Why do stock charts differ across platforms for the same timeframe?

Why do stock charts differ across platforms for the same timeframe?

Stock charts can vary across platforms due to differences in how tick data (individual trade transactions) is captured and plotted. On stock exchanges, hundreds of trades occur every second, but charting platforms display only one tick per second. Since different platforms select and plot different tick points, slight discrepancies arise. However, the overall trend remains consistent across platforms.

One key factor influencing chart variations is the speed at which tick data is processed. At FYERS, we process and update tick data every 300 milliseconds - one of the fastest speeds available among retail brokerage platforms and data vendors. This ultra-fast processing ensures traders receive near-instant updates, providing a more accurate market view compared to platforms with slower refresh rates.

These differences are most noticeable in minute and hourly candles because exchanges do not provide minute-by-minute or hourly OHLC (Open, High, Low, Close) data. Instead, they only release daily OHLC data in the Bhavcopy. As a result, platforms must construct their own minute and hourly candles based on the ticks they receive, leading to variations in how price movements are represented.

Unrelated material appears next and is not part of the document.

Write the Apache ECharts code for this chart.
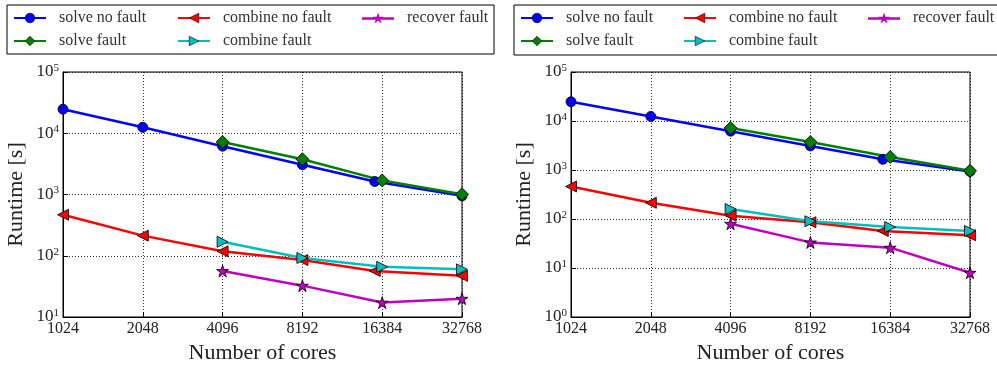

For traders seeking every single tick, NSE offers tick-by-tick (TBT) data through authorised vendors, enabling access to the most granular trade information. Advanced users can also set up systems within NSE's co-location facility to maximise real-time data processing. However, such high-frequency data is primarily beneficial for professional traders engaged in arbitrage or algorithmic trading. For retail traders, these minor chart discrepancies rarely impact overall trading decisions.